In the greater scheme of things, the truth -- or lack thereof -- of a cosmetics advertisement doesn't rank very high.
Especially when most of us know how faked they are, Photoshopped to the nth degree. I buy / use cosmetics and not since I was 13 or thereabouts have I thought, If I use that brand of mascara, I'll look exactly like that gorgeous model.
But still.
Today's New York Times carries an article by Andrew Adam Newman about the truth (or lack thereof) of mascara ads. For those of you who aren't regular cosmetics buyers: mascara ads all look alike. They all have close-up photographs of impossibly beautiful women (almost all Caucasian), with amazing eyelashes. Then they have technobabble about the new highly-engineered applicator or the new mascara formulation to assure you that you will have the fattest, longest, darkest lashes ever.
But the most important part of the picture is that all the women in these ads have lash extensions (aka falsies). It's not physically possible to get that batwing look without them. Most mascara ads get around this vexing little problem with tiny type at the bottom of the ad along the lines of "model styled with lash inserts".

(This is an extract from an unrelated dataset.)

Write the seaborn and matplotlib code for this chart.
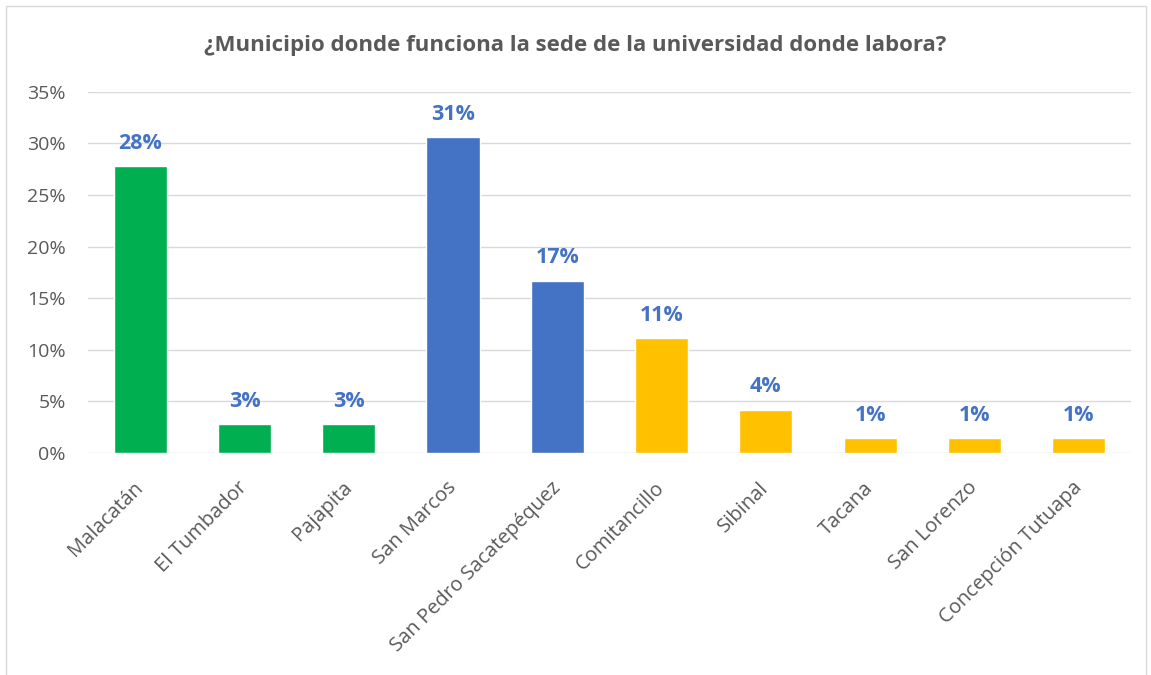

Me, I hate small type. I know it's where the important stuff is hidden, and I hate having to hunt for it. (One of the few things I remember from my business-school accounting classes is: Always read the footnotes; that's where the important stuff lives.)
Newman's article is a follow-up on a decision issued in September by the National Advertising Division (NAD) that Maybelline needed to 'fess up, in the body of the ad, about their use of false lashes in advertisements for "Volum' Express the Rocket" mascara. The company could, NAD decided, continue to claim such important qualities as "8X Bigger. Smoother. Even." but the lash extensions either had to be peeled off or acknowledged. (Click here for the NAD press release) Maybelline is appealing the NAD decision to the National Advertising Review Board.
This isn't the first time, as Newman points out, that mascara ads have gotten a, you should pardon the expression, black eye. For example, in 2011, Procter & Gamble agreed to pull an ad for a CoverGirl brand mascara whose model's lashes had been "enhanced" in post-production.
But my favorite quote from the article is from NAD director Andrea Levine, who said simply, "What the big type says, the small type can't take away."
If you think about it, those are words for all of us to live by.